«Le sanzioni economiche contro la Russia non hanno avuto l’effetto sperato e niente è andato come previsto dagli Stati Uniti». È difficile inquadrare Vladimir Fédorovski (foto a sinistra) nello schema pro/contro Putin. Lo scrittore russo di origine ucraina ha contribuito alla caduta dell’Unione Sovietica, lavorando come diplomatico per Breznev e Gorbaciov, ed è considerato l’ispiratore della Perestrojka. È stato portavoce di uno dei primi partiti democratici russi e oggi vive in Francia, dove è molto conosciuto per la sua attività di scrittore e storico della Russia.
RUSSIA PIÙ ASIATICA. Intervistato da Le Figaro, Fédorovski critica il modo in cui americani ed europei hanno gestito la crisi ucraina a partire dagli ultimi risultati: «Se Putin ha deciso di abbandonare il progetto South Stream significa che la sua linea geopolitica sta per cambiare. La rottura di Putin con l’Occidente è comparabile a quanto successo 300 anni fa con Pietro il Grande: all’epoca, lo zar aveva fatto della Russia una potenza europea.
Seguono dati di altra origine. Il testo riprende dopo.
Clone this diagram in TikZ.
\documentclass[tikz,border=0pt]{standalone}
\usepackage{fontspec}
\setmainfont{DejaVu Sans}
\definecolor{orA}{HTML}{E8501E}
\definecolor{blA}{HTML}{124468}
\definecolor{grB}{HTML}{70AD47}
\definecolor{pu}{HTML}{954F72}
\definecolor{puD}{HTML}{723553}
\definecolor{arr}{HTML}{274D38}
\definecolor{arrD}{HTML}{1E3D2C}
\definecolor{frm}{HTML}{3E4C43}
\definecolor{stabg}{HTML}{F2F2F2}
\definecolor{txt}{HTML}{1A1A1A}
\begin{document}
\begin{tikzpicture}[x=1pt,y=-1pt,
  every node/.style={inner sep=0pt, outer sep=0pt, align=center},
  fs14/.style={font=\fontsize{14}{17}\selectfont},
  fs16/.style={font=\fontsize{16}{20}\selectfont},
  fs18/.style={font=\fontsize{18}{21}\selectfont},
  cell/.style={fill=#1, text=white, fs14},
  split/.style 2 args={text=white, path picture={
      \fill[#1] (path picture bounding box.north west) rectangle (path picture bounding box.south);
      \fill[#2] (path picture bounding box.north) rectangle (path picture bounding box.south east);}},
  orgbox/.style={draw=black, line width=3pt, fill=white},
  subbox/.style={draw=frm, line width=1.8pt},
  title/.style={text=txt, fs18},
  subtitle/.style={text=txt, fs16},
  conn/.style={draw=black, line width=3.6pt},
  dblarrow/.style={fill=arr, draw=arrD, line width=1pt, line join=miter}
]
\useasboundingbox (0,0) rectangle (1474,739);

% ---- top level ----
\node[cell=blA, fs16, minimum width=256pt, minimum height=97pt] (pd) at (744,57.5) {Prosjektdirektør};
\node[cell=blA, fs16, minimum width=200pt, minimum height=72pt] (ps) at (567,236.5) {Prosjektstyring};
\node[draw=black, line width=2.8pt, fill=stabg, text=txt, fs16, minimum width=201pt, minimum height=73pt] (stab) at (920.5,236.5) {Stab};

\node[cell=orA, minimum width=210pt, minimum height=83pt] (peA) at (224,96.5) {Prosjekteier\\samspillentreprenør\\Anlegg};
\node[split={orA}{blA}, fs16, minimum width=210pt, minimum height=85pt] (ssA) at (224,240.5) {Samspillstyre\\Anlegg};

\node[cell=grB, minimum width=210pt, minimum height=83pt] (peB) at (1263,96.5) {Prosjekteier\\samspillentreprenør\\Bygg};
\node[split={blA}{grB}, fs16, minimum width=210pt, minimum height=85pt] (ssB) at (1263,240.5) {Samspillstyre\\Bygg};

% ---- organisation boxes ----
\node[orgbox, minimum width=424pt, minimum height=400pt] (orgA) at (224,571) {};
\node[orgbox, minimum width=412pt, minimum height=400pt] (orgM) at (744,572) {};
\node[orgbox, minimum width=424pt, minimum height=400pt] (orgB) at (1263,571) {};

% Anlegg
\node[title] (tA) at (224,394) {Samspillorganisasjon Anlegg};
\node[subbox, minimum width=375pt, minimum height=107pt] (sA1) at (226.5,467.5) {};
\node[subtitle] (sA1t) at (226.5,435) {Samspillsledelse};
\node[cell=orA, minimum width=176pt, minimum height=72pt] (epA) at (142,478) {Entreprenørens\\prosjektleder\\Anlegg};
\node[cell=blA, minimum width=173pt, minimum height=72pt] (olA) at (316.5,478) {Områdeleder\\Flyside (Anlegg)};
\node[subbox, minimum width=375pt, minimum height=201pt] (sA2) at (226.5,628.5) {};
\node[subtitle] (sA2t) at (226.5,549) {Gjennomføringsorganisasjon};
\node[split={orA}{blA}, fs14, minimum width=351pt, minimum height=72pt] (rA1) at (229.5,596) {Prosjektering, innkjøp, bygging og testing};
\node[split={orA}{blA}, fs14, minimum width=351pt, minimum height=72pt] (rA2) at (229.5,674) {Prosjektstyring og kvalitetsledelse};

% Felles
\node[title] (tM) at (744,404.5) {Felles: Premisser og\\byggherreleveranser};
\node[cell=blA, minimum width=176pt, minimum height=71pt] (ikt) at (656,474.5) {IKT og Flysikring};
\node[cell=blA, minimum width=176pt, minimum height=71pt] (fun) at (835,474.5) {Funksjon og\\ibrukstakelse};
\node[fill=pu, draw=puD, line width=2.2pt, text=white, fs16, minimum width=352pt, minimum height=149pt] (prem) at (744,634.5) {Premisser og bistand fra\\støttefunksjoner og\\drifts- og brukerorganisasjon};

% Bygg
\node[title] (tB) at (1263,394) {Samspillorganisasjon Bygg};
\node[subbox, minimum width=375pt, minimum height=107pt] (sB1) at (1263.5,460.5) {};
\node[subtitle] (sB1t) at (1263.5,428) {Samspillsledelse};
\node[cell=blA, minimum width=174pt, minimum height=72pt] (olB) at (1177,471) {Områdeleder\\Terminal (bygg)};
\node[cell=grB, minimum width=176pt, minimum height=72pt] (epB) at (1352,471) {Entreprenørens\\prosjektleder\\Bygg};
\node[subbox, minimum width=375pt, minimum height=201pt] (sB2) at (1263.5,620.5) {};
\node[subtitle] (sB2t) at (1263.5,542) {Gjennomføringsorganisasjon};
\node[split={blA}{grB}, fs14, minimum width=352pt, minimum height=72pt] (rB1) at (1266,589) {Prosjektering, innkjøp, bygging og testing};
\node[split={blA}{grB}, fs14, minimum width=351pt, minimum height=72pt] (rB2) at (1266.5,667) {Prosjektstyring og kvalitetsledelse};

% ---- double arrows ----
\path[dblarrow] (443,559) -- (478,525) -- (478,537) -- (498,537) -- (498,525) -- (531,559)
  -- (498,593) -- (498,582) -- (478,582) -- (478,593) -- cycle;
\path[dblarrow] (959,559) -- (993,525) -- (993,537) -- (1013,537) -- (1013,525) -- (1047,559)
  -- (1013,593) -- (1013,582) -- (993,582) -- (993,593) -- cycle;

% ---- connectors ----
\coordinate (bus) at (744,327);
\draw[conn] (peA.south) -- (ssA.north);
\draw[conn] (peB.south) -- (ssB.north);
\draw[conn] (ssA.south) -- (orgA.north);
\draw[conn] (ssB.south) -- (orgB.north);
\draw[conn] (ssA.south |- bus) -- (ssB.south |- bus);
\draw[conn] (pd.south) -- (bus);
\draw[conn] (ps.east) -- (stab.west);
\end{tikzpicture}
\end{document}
Ormai, Putin sta per farne una potenza asiatica, avvicinandosi a Cina e Turchia».
«PIÙ RADICALI DI PUTIN». Questa conseguenza, per lo scrittore, non era l’obiettivo originario delle sanzioni: «Lo scopo delle sanzioni era influenzare lo scacchiere politico interno della Russia, facendo precipitare il rublo e così la popolarità di Putin. Ma questa rottura geopolitica è dovuta al fatto che le sanzioni hanno fatto nascere in Russia un’ala nazionalista molto più radicale di Putin. Questa esercita una forte pressione sul governo e ha portato all’emarginazione dell’opposizione liberale e favorevole all’Occidente. Putin è stato in qualche modo costretto a spingersi più in là e questo spiega l’inasprimento dei suoi discorsi».
GUERRA FREDDA. La virata di Mosca verso la Cina è per Fédorovski «un danno maggiore sia per la Russia che per l’Europa e alla fine non gioverà a nessuno». Per l’Europa le «conseguenze economiche sono disastrose» e a risentirne sarà la crescita. «L’assenza di diplomazia dell’Ue», un segnale «inquietante» secondo lo scrittore, ha generato «un clima da guerra fredda» e «l’escalation nelle parole potrebbe portare a una escalation militare. Fortunatamente, come un tempo, le armi atomiche impediscono il confronto diretto».
«SERVONO 35 MILIARDI». L’ex diplomatico non crede affatto al cessate il fuoco appena deciso da esercito ucraino e separatisti per sospendere i combattimenti intorno all’aeroporto di Donetsk, nell’est del Paese. Per lo scrittore l’unico modo di fermare la guerra in Ucraina è tornare al tavolo dei negoziati con Mosca: «Il vero problema dell’Ucraina deriva dalla sua situazione drammatica sul piano economico. Ha bisogno subito di 35 miliardi. E se si volesse allineare l’Ucraina con gli altri Paesi dell’Est, bisognerebbe investirne almeno 300. Tenendo conto della crisi economica che l’Europa sta attraversando, questo problema non può essere risolto senza l’aiuto della Russia».